>> Start Dataset section

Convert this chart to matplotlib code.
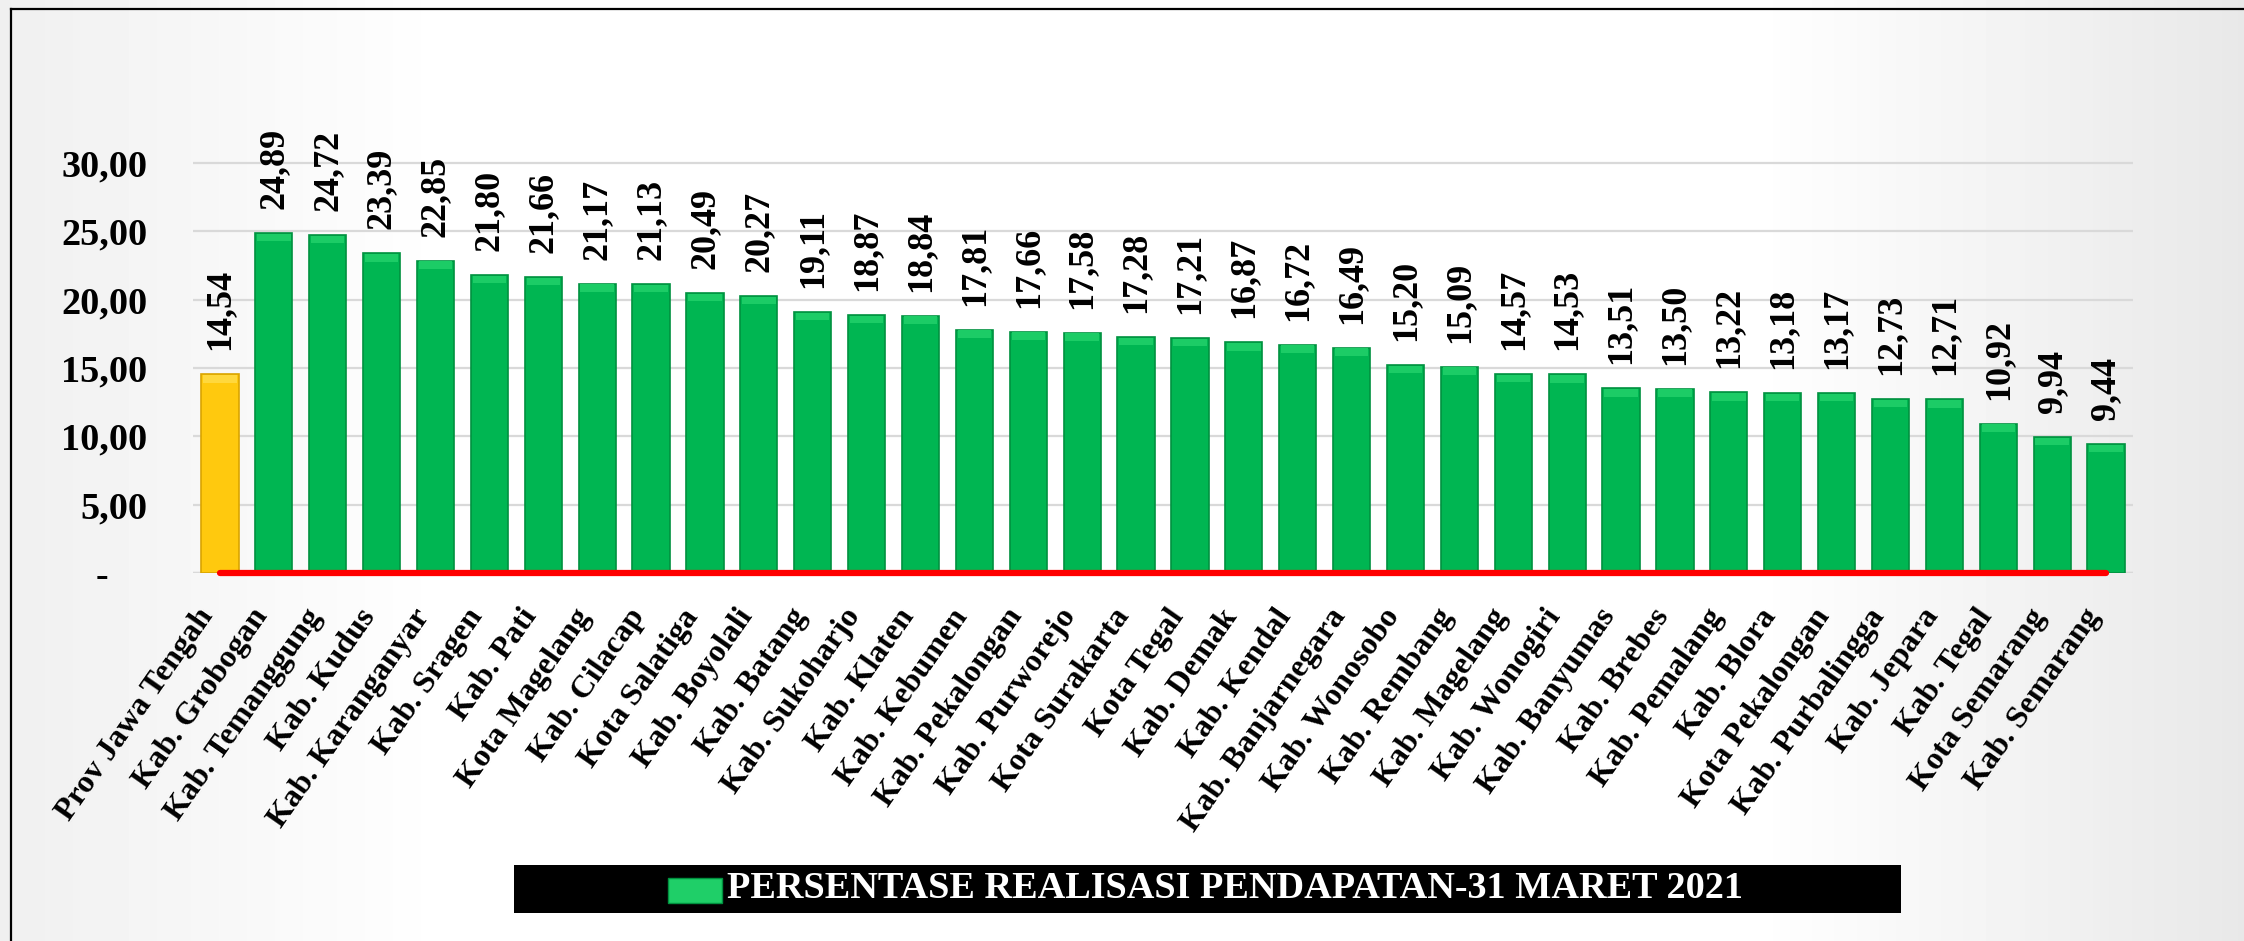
import numpy as np
import matplotlib
matplotlib.use('Agg')
import matplotlib.pyplot as plt
from matplotlib.patches import Rectangle
from matplotlib.lines import Line2D
from matplotlib.ticker import FuncFormatter
from matplotlib.transforms import offset_copy

daerah = ['Prov Jawa Tengah', 'Kab. Grobogan', 'Kab. Temanggung', 'Kab. Kudus',
          'Kab. Karanganyar', 'Kab. Sragen', 'Kab. Pati', 'Kota Magelang',
          'Kab. Cilacap', 'Kota Salatiga', 'Kab. Boyolali', 'Kab. Batang',
          'Kab. Sukoharjo', 'Kab. Klaten', 'Kab. Kebumen', 'Kab. Pekalongan',
          'Kab. Purworejo', 'Kota Surakarta', 'Kota Tegal', 'Kab. Demak',
          'Kab. Kendal', 'Kab. Banjarnegara', 'Kab. Wonosobo', 'Kab. Rembang',
          'Kab. Magelang', 'Kab. Wonogiri', 'Kab. Banyumas', 'Kab. Brebes',
          'Kab. Pemalang', 'Kab. Blora', 'Kota Pekalongan', 'Kab. Purbalingga',
          'Kab. Jepara', 'Kab. Tegal', 'Kota Semarang', 'Kab. Semarang']
persen = [14.54, 24.89, 24.72, 23.39, 22.85, 21.80, 21.66, 21.17, 21.13, 20.49,
          20.27, 19.11, 18.87, 18.84, 17.81, 17.66, 17.58, 17.28, 17.21, 16.87,
          16.72, 16.49, 15.20, 15.09, 14.57, 14.53, 13.51, 13.50, 13.22, 13.18,
          13.17, 12.73, 12.71, 10.92, 9.94, 9.44]
yticks = [0, 5, 10, 15, 20, 25, 30]
judul_legend = 'PERSENTASE REALISASI PENDAPATAN-31 MARET 2021'

serif = ['Liberation Serif', 'DejaVu Serif']
W, H = 2244, 941
fig = plt.figure(figsize=(W / 100, H / 100), dpi=100)

# latar belakang gradasi (putih di tengah, abu-abu di tepi)
bg = fig.add_axes([0, 0, 1, 1], zorder=-10)
t = np.linspace(0, 1, 400)
shade = np.where(t < 0.2, 0.94 + 0.06 * t / 0.2,
                 np.where(t > 0.78, 1 - 0.09 * (t - 0.78) / 0.22, 1.0))
bg.imshow(np.tile(shade, (10, 1)), cmap='gray', vmin=0, vmax=1,
          aspect='auto', extent=[0, 1, 0, 1])
bg.set_axis_off()

ax = fig.add_axes([193 / W, 0.3911, 1940 / W, 0.4385])
ax.set_facecolor('none')

x = np.arange(len(daerah))
warna = ['#ffc90e'] + ['#00b652'] * (len(daerah) - 1)
tepi = ['#d9a400'] + ['#00913f'] * (len(daerah) - 1)
ax.bar(x, persen, width=0.69, color=warna, edgecolor=tepi, linewidth=1.2, zorder=3)
# efek bevel di atas batang
terang = ['#ffd83d'] + ['#1ccc66'] * (len(daerah) - 1)
vals = np.array(persen)
ax.bar(x, 0.55, bottom=vals - 0.6, width=0.62, color=terang, linewidth=0, zorder=4)

# label nilai (vertikal)
tr = offset_copy(ax.transData, fig=fig, x=0, y=24, units='dots')
for xi, v in zip(x, persen):
    ax.text(xi, v, f'{v:.2f}'.replace('.', ','), transform=tr,
            rotation=90, ha='center', va='bottom',
            fontsize=26, fontweight='bold', family=serif, clip_on=False)

# garis merah di dasar
ax.plot([x[0], x[-1]], [0, 0], color='#ff0000', lw=4.5, solid_capstyle='round',
        zorder=5, clip_on=False)

ax.set_xlim(-0.5, len(daerah) - 0.5)
ax.set_ylim(0, 30.2)
ax.set_yticks(yticks)
ax.yaxis.set_major_formatter(FuncFormatter(
    lambda v, p: '-    ' if v == 0 else f'{v:.2f}'.replace('.', ',')))
ax.grid(axis='y', color='#d9d9d9', lw=1.6, zorder=0)
ax.axhline(0, color='#c8c8c8', lw=1.6, zorder=1)
for s in ax.spines.values():
    s.set_visible(False)
ax.tick_params(axis='y', length=0, pad=33)
ax.tick_params(axis='x', length=0, pad=22)
ax.set_xticks(x)
ax.set_xticklabels(daerah, rotation=55, ha='right', va='top')
for lab in ax.get_xticklabels() + ax.get_yticklabels():
    lab.set_family(serif)
    lab.set_fontweight('bold')
for lab in ax.get_xticklabels():
    lab.set_fontsize(23)
for lab in ax.get_yticklabels():
    lab.set_fontsize(27.5)

# legenda kotak hitam
fig.add_artist(Rectangle((514 / W, 1 - 913 / H), (1901 - 514) / W, 48 / H,
                         facecolor='black', edgecolor='none'))
fig.add_artist(Rectangle((668 / W, 1 - 903 / H), 54 / W, 25 / H,
                         facecolor='#1fcf68', edgecolor='#00913f', lw=1))
fig.text(727 / W, 1 - 889 / H, judul_legend, color='white', fontsize=27.5,
         fontweight='bold', family=serif, ha='left', va='center')

# bingkai
fig.add_artist(Line2D([11 / W, 1], [1 - 9 / H, 1 - 9 / H], color='black', lw=1.6))
fig.add_artist(Line2D([11 / W, 11 / W], [0, 1 - 9 / H], color='black', lw=1.6))

fig.savefig('out.png', dpi=100)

>> End Dataset section

Copy every line of the data exactly as written, excluding the pictures.

- _Solution to the problem_
Convert this chart to matplotlib code.
import numpy as np
import matplotlib
matplotlib.use('Agg')
import matplotlib.pyplot as plt
from matplotlib.patches import Rectangle
from matplotlib.lines import Line2D
from matplotlib.ticker import FuncFormatter
from matplotlib.transforms import offset_copy

daerah = ['Prov Jawa Tengah', 'Kab. Grobogan', 'Kab. Temanggung', 'Kab. Kudus',
          'Kab. Karanganyar', 'Kab. Sragen', 'Kab. Pati', 'Kota Magelang',
          'Kab. Cilacap', 'Kota Salatiga', 'Kab. Boyolali', 'Kab. Batang',
          'Kab. Sukoharjo', 'Kab. Klaten', 'Kab. Kebumen', 'Kab. Pekalongan',
          'Kab. Purworejo', 'Kota Surakarta', 'Kota Tegal', 'Kab. Demak',
          'Kab. Kendal', 'Kab. Banjarnegara', 'Kab. Wonosobo', 'Kab. Rembang',
          'Kab. Magelang', 'Kab. Wonogiri', 'Kab. Banyumas', 'Kab. Brebes',
          'Kab. Pemalang', 'Kab. Blora', 'Kota Pekalongan', 'Kab. Purbalingga',
          'Kab. Jepara', 'Kab. Tegal', 'Kota Semarang', 'Kab. Semarang']
persen = [14.54, 24.89, 24.72, 23.39, 22.85, 21.80, 21.66, 21.17, 21.13, 20.49,
          20.27, 19.11, 18.87, 18.84, 17.81, 17.66, 17.58, 17.28, 17.21, 16.87,
          16.72, 16.49, 15.20, 15.09, 14.57, 14.53, 13.51, 13.50, 13.22, 13.18,
          13.17, 12.73, 12.71, 10.92, 9.94, 9.44]
yticks = [0, 5, 10, 15, 20, 25, 30]
judul_legend = 'PERSENTASE REALISASI PENDAPATAN-31 MARET 2021'

serif = ['Liberation Serif', 'DejaVu Serif']
W, H = 2244, 941
fig = plt.figure(figsize=(W / 100, H / 100), dpi=100)

# latar belakang gradasi (putih di tengah, abu-abu di tepi)
bg = fig.add_axes([0, 0, 1, 1], zorder=-10)
t = np.linspace(0, 1, 400)
shade = np.where(t < 0.2, 0.94 + 0.06 * t / 0.2,
                 np.where(t > 0.78, 1 - 0.09 * (t - 0.78) / 0.22, 1.0))
bg.imshow(np.tile(shade, (10, 1)), cmap='gray', vmin=0, vmax=1,
          aspect='auto', extent=[0, 1, 0, 1])
bg.set_axis_off()

ax = fig.add_axes([193 / W, 0.3911, 1940 / W, 0.4385])
ax.set_facecolor('none')

x = np.arange(len(daerah))
warna = ['#ffc90e'] + ['#00b652'] * (len(daerah) - 1)
tepi = ['#d9a400'] + ['#00913f'] * (len(daerah) - 1)
ax.bar(x, persen, width=0.69, color=warna, edgecolor=tepi, linewidth=1.2, zorder=3)
# efek bevel di atas batang
terang = ['#ffd83d'] + ['#1ccc66'] * (len(daerah) - 1)
vals = np.array(persen)
ax.bar(x, 0.55, bottom=vals - 0.6, width=0.62, color=terang, linewidth=0, zorder=4)

# label nilai (vertikal)
tr = offset_copy(ax.transData, fig=fig, x=0, y=24, units='dots')
for xi, v in zip(x, persen):
    ax.text(xi, v, f'{v:.2f}'.replace('.', ','), transform=tr,
            rotation=90, ha='center', va='bottom',
            fontsize=26, fontweight='bold', family=serif, clip_on=False)

# garis merah di dasar
ax.plot([x[0], x[-1]], [0, 0], color='#ff0000', lw=4.5, solid_capstyle='round',
        zorder=5, clip_on=False)

ax.set_xlim(-0.5, len(daerah) - 0.5)
ax.set_ylim(0, 30.2)
ax.set_yticks(yticks)
ax.yaxis.set_major_formatter(FuncFormatter(
    lambda v, p: '-    ' if v == 0 else f'{v:.2f}'.replace('.', ',')))
ax.grid(axis='y', color='#d9d9d9', lw=1.6, zorder=0)
ax.axhline(0, color='#c8c8c8', lw=1.6, zorder=1)
for s in ax.spines.values():
    s.set_visible(False)
ax.tick_params(axis='y', length=0, pad=33)
ax.tick_params(axis='x', length=0, pad=22)
ax.set_xticks(x)
ax.set_xticklabels(daerah, rotation=55, ha='right', va='top')
for lab in ax.get_xticklabels() + ax.get_yticklabels():
    lab.set_family(serif)
    lab.set_fontweight('bold')
for lab in ax.get_xticklabels():
    lab.set_fontsize(23)
for lab in ax.get_yticklabels():
    lab.set_fontsize(27.5)

# legenda kotak hitam
fig.add_artist(Rectangle((514 / W, 1 - 913 / H), (1901 - 514) / W, 48 / H,
                         facecolor='black', edgecolor='none'))
fig.add_artist(Rectangle((668 / W, 1 - 903 / H), 54 / W, 25 / H,
                         facecolor='#1fcf68', edgecolor='#00913f', lw=1))
fig.text(727 / W, 1 - 889 / H, judul_legend, color='white', fontsize=27.5,
         fontweight='bold', family=serif, ha='left', va='center')

# bingkai
fig.add_artist(Line2D([11 / W, 1], [1 - 9 / H, 1 - 9 / H], color='black', lw=1.6))
fig.add_artist(Line2D([11 / W, 11 / W], [0, 1 - 9 / H], color='black', lw=1.6))

fig.savefig('out.png', dpi=100)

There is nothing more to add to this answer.